Recensione Pinuccio Lovero Yes I can (2012)

Al di là della straordinaria unicità di Pinuccio Lovero, personaggio insieme ingenuo e sornione, innato talento comico che sembra uscito dalla Commedia dell'arte, forse a stupire di più in questo secondo documentario di Pippo Mezzapesa è notare come gli altri candidati non siano poi così distanti dalle eccentricità e dalla goffaggine del suo protagonista.

Pinuccio for President

In attesa delle deliranti primarie del calabrese Cetto Laqualunque che si abbatteranno sui nostri schermi a Natale con Tutto Tutto Niente Niente, nel frattempo a scaldare questo tribolato periodo elettorale è già "sceso in campo" al Festival Roma il pugliese Pinuccio Lovero, istrionico "custode a livello cimiteriale" prestato alla politica in questa nuova avventura ancora diretta da Pippo Mezzapesa. La grande differenza è che, mentre il personaggio interpretato da Antonio Albanese è di pura finzione (nonostante sia drammaticamente modellato sullo sconfortante scenario italiano), Pinuccio Lovero esiste veramente, come è realmente esistente il grottesco sottobosco politico che si agita attorno alle elezioni del Comune di Bitetto al centro di Pinuccio Lovero Yes I Can, rendendo ancora più aspra e amara la satira che si respira nel film.
Dopo essere stato il protagonista del precedente documentario di Mezzapesa, Pinuccio Lovero - Sogno di una morte di mezz'estate (presentato nel 2008 al Festival di Venezia), che raccontava la sua surreale vicenda di guardiano in un cimitero senza morti, questo curioso "becchino per passione" è riuscito a godere di una piccola notorietà televisiva. Oggigiorno, dove la fama si misura principalmente contando il numero di partecipazioni ai talk show, anche Pinuccio ha potuto guadagnarsi i suoi proverbiali quindici minuti di celebrità. E, visto che oramai il passaggio dal mondo dello spettacolo a quello della politica è assai breve (per non dire che si tratta di due realtà coincidenti), perché non candidarsi come consigliere comunale di Bitetto tra le file di SEL?

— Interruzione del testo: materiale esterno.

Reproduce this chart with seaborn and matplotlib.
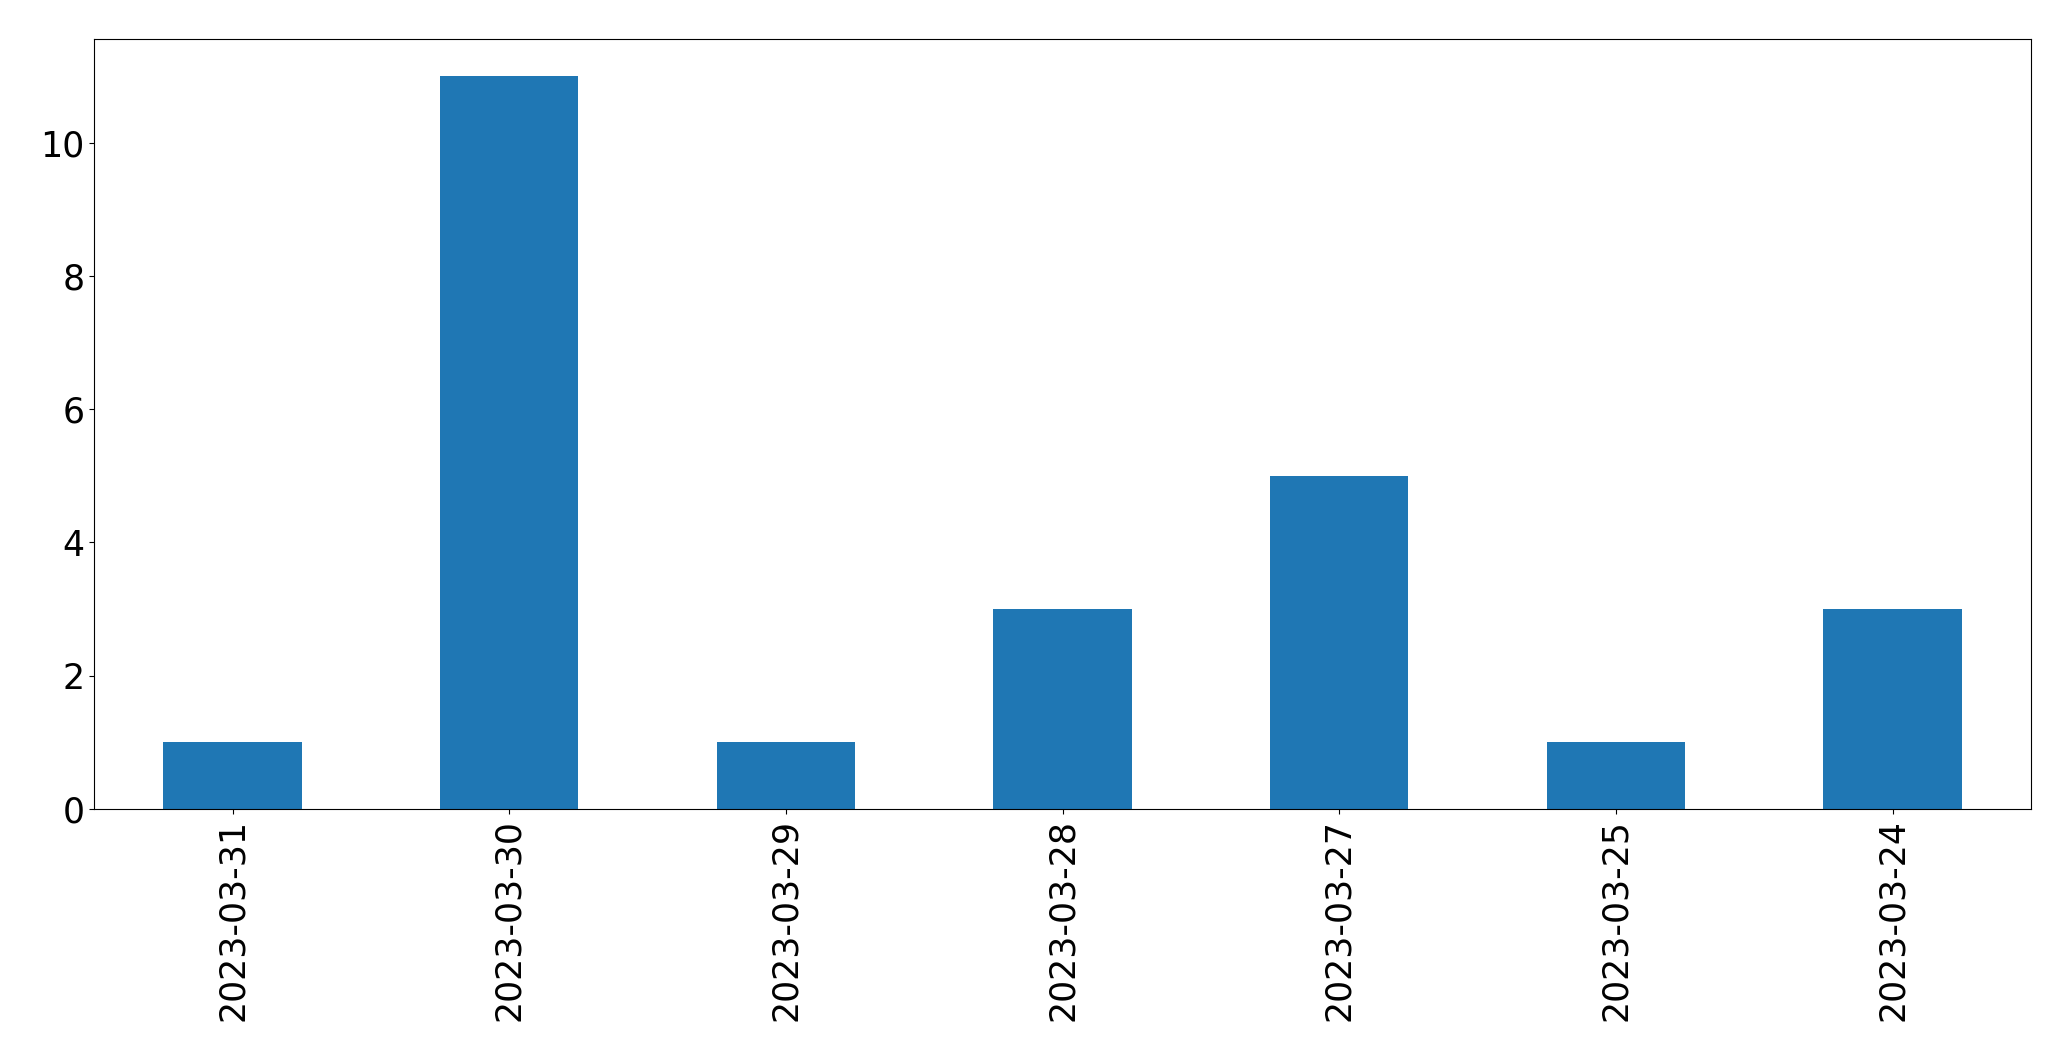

Come ogni star che si rispetti, anche Pinuccio sa che bisogna puntare soprattutto su un repertorio collaudato, che sia in grado di essere riconosciuto e apprezzato dai fan di vecchia data. È per questo che il nostro eroe ha deciso di presentare anche un programma politico "a livello cimiteriale", che verte elusivamente sulla disponibilità dei loculi (o "oculi", come li chiama lui) e sulla pulizia del camposanto. Così, indossato il suo "costume" da guardiano, decide di percorre le strade della città a bordo di un carro funebre, sulla scorta dell'inquietante slogan (o "logan", come lui lo definisce): "Pensa al tuo futuro!" Tuttavia Pinuccio, nonostante si sia ormai buttato in politica, non si è montato di certo la testa: continua la sua semplice vita di custode e musicista della banda parrocchiale, senza dimenticare naturalmente di dedicarsi alla compagna e futura sposa Anna, assieme alla quale tra numerose difficoltà economiche sta organizzando il matrimonio.
Al di là della straordinaria unicità di Pinuccio Lovero, personaggio insieme ingenuo e sornione, innato talento comico che sembra uscito dalla Commedia dell'arte, forse a stupire di più in questo secondo documentario di Pippo Mezzapesa è notare come gli altri candidati non siano poi così distanti dalle eccentricità e dalla goffaggine del suo protagonista. Anzi, nella spontaneità di Pinuccio, che mischia insieme politica e cinema, dichiarando apertamente in campagna elettorale che la sua massima aspirazione sarebbe interpretare un film con Lino Banfi o Checco Zalone, si intravede il riflesso deformato della spettacolarizzazione ormai connaturata della politica. Una personalizzazione e di una smania di protagonismo di cui non è neppure esente il leader di SEL Nichi Vendola, che difatti compare in una gustosa apparizione alla fine del film.

"Con Pinuccio Lovero Yes I Can" - ha dichiarato lo stesso regista - "l'intento è quello di raccontare come una società votata alla spettacolarizzazione di tutto, anche del quotidiano, possa alterare anche i sogni più semplici e ingenui". Ed è per questo che, andando oltre la semplicità del racconto e la leggerezza e la bonarietà di tono, si scorge nel documentario di Mezzapesa anche un retrogusto piuttosto amarognolo, una satira caustica, ma al tempo stesso disillusa e malinconica.